People are shaped and formed in their ministry by their context — by where and how they have lived and what they’ve experienced, Yamaguchi said, telling of his own experience growing up as the son of Japanese-Americans who were ordered into internment camps during World War II and who later lived in an urban neighborhood in Los Angeles so filled with Japanese immigrants that they had “tofu delivery door-door, just like the milkman.” From there, Yamaguchi moved on to Orange County — then “a hotbed of the John Birch Society,” Yamaguchi said, and a place that he disliked at first but came to find Christ — and later to such diverse places as Gordon-Conwell College and Harvard Divinity School, from inner city congregations in the U.S. to a church in Tokyo.

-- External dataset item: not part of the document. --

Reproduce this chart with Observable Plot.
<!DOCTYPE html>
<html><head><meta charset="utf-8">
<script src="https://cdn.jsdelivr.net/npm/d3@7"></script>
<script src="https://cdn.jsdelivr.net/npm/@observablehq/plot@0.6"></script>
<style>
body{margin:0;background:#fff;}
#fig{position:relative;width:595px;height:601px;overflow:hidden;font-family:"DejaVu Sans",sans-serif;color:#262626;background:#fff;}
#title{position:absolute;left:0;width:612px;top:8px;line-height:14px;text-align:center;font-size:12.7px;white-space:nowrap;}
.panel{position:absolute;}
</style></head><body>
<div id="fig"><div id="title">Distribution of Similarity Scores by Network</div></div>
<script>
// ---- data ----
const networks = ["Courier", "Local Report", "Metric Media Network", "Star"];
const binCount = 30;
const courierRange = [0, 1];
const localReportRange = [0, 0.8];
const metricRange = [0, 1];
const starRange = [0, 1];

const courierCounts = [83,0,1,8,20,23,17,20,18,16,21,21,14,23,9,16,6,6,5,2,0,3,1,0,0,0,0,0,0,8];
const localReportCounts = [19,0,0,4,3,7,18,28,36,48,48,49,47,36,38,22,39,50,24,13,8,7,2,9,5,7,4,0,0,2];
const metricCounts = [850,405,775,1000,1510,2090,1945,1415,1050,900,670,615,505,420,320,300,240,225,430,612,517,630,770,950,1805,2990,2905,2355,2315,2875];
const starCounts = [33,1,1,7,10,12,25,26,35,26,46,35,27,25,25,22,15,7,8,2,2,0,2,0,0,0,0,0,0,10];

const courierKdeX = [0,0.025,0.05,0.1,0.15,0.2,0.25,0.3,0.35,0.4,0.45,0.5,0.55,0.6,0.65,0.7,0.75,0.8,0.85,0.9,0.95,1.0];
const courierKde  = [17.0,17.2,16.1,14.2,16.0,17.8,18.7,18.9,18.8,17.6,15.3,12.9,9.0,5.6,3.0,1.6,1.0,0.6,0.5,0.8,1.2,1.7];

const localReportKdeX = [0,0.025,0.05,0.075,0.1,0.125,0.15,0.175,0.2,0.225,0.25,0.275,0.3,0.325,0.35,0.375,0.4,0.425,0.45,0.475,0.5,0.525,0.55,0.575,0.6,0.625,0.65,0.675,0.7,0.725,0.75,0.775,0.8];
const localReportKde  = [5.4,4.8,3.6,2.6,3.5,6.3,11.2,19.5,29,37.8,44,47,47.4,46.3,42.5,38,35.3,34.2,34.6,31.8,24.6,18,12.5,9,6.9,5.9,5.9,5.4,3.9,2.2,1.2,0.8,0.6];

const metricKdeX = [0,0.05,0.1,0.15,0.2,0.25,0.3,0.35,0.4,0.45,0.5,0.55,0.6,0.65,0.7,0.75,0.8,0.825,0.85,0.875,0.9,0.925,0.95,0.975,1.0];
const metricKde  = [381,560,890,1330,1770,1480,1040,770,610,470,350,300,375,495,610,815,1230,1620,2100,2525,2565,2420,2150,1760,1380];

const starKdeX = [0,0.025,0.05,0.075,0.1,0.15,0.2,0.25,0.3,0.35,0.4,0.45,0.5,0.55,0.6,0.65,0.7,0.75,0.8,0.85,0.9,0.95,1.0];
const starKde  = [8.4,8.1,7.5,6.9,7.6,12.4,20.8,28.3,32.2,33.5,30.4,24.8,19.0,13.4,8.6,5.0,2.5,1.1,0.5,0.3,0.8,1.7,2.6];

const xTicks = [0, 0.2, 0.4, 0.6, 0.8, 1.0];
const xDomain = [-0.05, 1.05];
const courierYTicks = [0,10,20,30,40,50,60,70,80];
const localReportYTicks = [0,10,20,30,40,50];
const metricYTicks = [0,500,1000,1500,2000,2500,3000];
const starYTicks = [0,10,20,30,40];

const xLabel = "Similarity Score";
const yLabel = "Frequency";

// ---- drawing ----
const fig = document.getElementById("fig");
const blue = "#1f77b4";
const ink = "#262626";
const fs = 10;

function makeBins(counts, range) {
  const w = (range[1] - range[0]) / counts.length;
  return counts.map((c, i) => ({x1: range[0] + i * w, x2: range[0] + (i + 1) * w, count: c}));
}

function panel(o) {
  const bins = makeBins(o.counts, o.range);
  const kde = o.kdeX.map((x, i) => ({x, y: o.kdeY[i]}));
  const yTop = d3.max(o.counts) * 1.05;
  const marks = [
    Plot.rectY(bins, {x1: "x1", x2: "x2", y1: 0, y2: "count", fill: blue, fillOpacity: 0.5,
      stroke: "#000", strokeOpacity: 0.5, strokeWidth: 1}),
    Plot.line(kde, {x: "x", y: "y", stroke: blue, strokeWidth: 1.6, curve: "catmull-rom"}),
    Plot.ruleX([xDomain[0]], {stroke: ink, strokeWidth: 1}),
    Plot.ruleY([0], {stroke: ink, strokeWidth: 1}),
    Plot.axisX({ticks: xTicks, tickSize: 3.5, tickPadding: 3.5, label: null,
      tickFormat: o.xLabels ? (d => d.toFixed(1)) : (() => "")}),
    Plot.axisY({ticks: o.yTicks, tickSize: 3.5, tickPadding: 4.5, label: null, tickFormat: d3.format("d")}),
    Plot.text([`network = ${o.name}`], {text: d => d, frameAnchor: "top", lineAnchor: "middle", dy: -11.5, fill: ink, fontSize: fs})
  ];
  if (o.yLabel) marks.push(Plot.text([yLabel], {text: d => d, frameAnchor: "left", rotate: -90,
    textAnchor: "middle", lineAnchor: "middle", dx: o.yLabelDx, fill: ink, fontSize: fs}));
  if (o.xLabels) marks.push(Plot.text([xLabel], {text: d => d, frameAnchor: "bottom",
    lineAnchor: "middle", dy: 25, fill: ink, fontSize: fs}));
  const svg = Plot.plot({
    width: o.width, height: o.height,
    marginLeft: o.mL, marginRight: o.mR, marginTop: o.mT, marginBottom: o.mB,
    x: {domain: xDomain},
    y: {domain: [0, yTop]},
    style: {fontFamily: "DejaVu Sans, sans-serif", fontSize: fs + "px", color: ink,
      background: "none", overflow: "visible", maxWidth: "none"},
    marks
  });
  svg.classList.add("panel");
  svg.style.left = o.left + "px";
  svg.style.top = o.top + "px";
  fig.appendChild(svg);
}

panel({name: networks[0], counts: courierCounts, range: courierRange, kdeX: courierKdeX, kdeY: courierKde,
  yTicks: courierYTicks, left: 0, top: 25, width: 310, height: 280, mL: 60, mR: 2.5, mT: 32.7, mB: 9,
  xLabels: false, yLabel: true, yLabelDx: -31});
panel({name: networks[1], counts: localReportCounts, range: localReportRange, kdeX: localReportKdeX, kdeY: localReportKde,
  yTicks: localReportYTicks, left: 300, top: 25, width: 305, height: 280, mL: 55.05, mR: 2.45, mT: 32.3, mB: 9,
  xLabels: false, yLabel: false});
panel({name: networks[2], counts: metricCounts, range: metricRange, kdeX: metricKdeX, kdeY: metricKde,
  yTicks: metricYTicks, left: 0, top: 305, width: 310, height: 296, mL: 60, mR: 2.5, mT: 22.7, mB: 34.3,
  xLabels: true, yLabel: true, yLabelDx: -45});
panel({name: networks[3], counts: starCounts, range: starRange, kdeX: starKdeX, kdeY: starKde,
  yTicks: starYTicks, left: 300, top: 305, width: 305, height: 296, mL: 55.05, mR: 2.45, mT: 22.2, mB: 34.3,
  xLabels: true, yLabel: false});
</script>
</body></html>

Some people in the church — many people of color, many women in the clergy — feel like they live in two worlds, that they move between worlds, probably as Moses and Paul did, Yamaguchi said (his daughters, he said, have already learned that it’s considered polite and a sign of appreciation to slurp their noodles while eating Japanese food, but not when eating spaghetti). He suggested that these people were chosen for the task force because they have that ability — they can move in more than one world — while “there are many in our church who are afraid of ‘them others,’ and they often deal with caricatures, not flesh and blood.”

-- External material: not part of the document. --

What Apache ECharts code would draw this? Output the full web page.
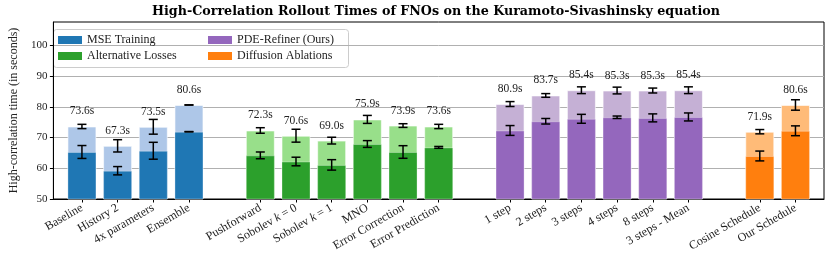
<!DOCTYPE html>
<html>
<head>
<meta charset="utf-8">
<script src="https://cdn.jsdelivr.net/npm/echarts@6/dist/echarts.min.js"></script>
<style>html,body{margin:0;padding:0;background:#fff;}#c{width:831px;height:265px;}</style>
</head>
<body>
<div id="c"></div>
<script>
// ---- data ----
const categories = ['Baseline','History 2','4x parameters','Ensemble',
  'Pushforward','Sobolev k = 0','Sobolev k = 1','MNO','Error Correction','Error Prediction',
  '1 step','2 steps','3 steps','4 steps','8 steps','3 steps - Mean',
  'Cosine Schedule','Our Schedule'];
const positions = [0,1,2,3, 5,6,7,8,9,10, 12,13,14,15,16,17, 19,20];
const groupOf = [0,0,0,0, 1,1,1,1,1,1, 2,2,2,2,2,2, 3,3];
const groupNames = ['MSE Training','Alternative Losses','PDE-Refiner (Ours)','Diffusion Ablations'];
const totalTimes = [73.6,67.3,73.5,80.6, 72.3,70.6,69.0,75.9,73.9,73.6, 80.9,83.7,85.4,85.3,85.3,85.4, 71.9,80.6];
const totalErr   = [0.7,2.0,2.4,0.05, 0.9,2.1,1.1,1.3,0.6,0.7, 0.8,0.6,1.1,1.1,0.8,1.1, 0.7,1.7];
const innerTimes = [65.3,59.2,65.7,71.9, 64.2,62.2,61.1,67.9,65.3,66.8, 72.3,75.3,76.1,76.6,76.4,76.7, 64.0,72.2];
const innerErr   = [2.1,1.35,2.75,0.05, 1.1,1.4,1.7,1.1,2.05,0.3, 1.6,0.9,1.45,0.4,1.3,1.3, 1.6,1.6];
const yTicks = [50,60,70,80,90,100];

// ---- style ----
const darkColors  = ['#1f77b4','#2ca02c','#9467bd','#ff7f0e'];
const lightColors = ['#aec7e8','#98df8a','#c5b0d5','#ffbb78'];
const SERIF = '"Liberation Serif", "DejaVu Serif", serif';

const labelByPos = {};
positions.forEach((p,i)=>{ labelByPos[p] = categories[i]; });

function barData(vals, colors){
  return vals.map((v,i)=>({value:[positions[i], v], itemStyle:{color: colors[groupOf[i]]}}));
}
function errData(vals, errs){
  return vals.map((v,i)=>[positions[i], v, errs[i]]);
}
function renderErr(params, api){
  const x = api.value(0), y = api.value(1), e = api.value(2);
  const t = api.coord([x, y+e]), b = api.coord([x, y-e]);
  const w = 4.5;
  const st = {stroke:'#000', lineWidth:1.5};
  return {type:'group', children:[
    {type:'line', shape:{x1:t[0], y1:t[1], x2:b[0], y2:b[1]}, style:st},
    {type:'line', shape:{x1:t[0]-w, y1:t[1], x2:t[0]+w, y2:t[1]}, style:st},
    {type:'line', shape:{x1:b[0]-w, y1:b[1], x2:b[0]+w, y2:b[1]}, style:st}
  ]};
}

const chart = echarts.init(document.getElementById('c'), null, {renderer:'canvas'});
const series = [
  {type:'bar', name:'total', data: barData(totalTimes, lightColors), barWidth:29, barGap:'-100%', clip:true,
   itemStyle:{borderColor:'rgba(255,255,255,0.6)', borderWidth:1},
   label:{show:true, position:'top', distance:9, fontFamily:SERIF, fontSize:11.5, color:'#222',
     formatter:p=>p.value[1].toFixed(1)+'s'}, z:2, silent:true},
  {type:'bar', name:'inner', data: barData(innerTimes, darkColors), barWidth:29, barGap:'-100%', clip:true,
   itemStyle:{borderColor:'rgba(255,255,255,0.3)', borderWidth:1}, z:3, silent:true},
  {type:'custom', data: errData(totalTimes, totalErr), renderItem: renderErr, encode:{x:0,y:1}, z:5, silent:true},
  {type:'custom', data: errData(innerTimes, innerErr), renderItem: renderErr, encode:{x:0,y:1}, z:5, silent:true}
];
groupNames.forEach((n,g)=>{
  series.push({type:'scatter', name:n, data:[], itemStyle:{color:darkColors[g], opacity:1}});
});

const legendCommon = {orient:'vertical', top:34, itemWidth:24, itemHeight:8, itemGap:4, padding:0, zlevel:1, z:10,
  icon:'rect', itemStyle:{opacity:1}, textStyle:{fontFamily:SERIF, fontSize:12, color:'#222'}, selectedMode:false};

chart.setOption({
  animation:false,
  title:{text:'High-Correlation Rollout Times of FNOs on the Kuramoto-Sivashinsky equation',
    left:152, top:5, padding:0, textStyle:{fontFamily:'"DejaVu Serif", serif', fontWeight:'bold', fontSize:12.7, color:'#000'}},
  grid:{left:48, right:7, top:22, bottom:66, show:true, borderColor:'#000', borderWidth:1, backgroundColor:'transparent'},
  legend:[
    Object.assign({data:[groupNames[0], groupNames[1]], left:58}, legendCommon),
    Object.assign({data:[groupNames[2], groupNames[3]], left:208}, legendCommon)
  ],
  graphic:{elements:[{type:'rect', left:53, top:29, shape:{width:295, height:38, r:3},
    style:{fill:'rgba(255,255,255,0.8)', stroke:'#cccccc', lineWidth:1}}]},
  xAxis:{type:'value', min:-0.8, max:20.8,
    axisLine:{show:true, onZero:false, lineStyle:{color:'#000'}},
    splitLine:{show:false},
    axisTick:{show:true, customValues:positions, length:3.5, lineStyle:{color:'#000'}},
    axisLabel:{show:true, customValues:positions, rotate:30, margin:8, fontFamily:SERIF, fontSize:12, color:'#222',
      formatter:v=>{
        const s = labelByPos[Math.round(v)] || '';
        return s.replace(/ k = /, ' {i|k} = ');
      },
      rich:{i:{fontStyle:'italic', fontFamily:SERIF, fontSize:12, color:'#222'}}}
  },
  yAxis:{type:'value', min:50, max:107.6, interval:10,
    name:'High-correlation time (in seconds)', nameLocation:'middle', nameGap:33,
    nameTextStyle:{fontFamily:SERIF, fontSize:12, color:'#222'},
    axisLine:{show:true, onZero:false, lineStyle:{color:'#000'}},
    axisTick:{show:true, length:3.5, customValues:yTicks, lineStyle:{color:'#000'}},
    axisLabel:{fontFamily:SERIF, fontSize:11, color:'#222', margin:6, customValues:yTicks},
    splitLine:{show:true, lineStyle:{color:'#b0b0b0', width:1}}
  },
  series: series
});
</script>
</body>
</html>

Yamaguchi said “it takes grace, a gift of God,” to listen to and appreciate the experience and the ideas of others who come from different worlds, and “what I’m praying for, what I’m pleading with God for,” is that the task force can use all of their experiences to lead the church on a spiritual discovery, “to search with not only our minds, but our whole soul and heart and strength. It’s a flesh and blood incarnational adventure that we need to be about.”
Near the end of its gathering, the task force decided to assign its members to subgroups to help the task force look more intently at four areas: scriptural and theological resources; historical and ecclesiastical resources; practices conducive to discernment and building community; and consultation with and communication with the larger church.
The task force will meet again Feb. 28-March 2 in Dallas.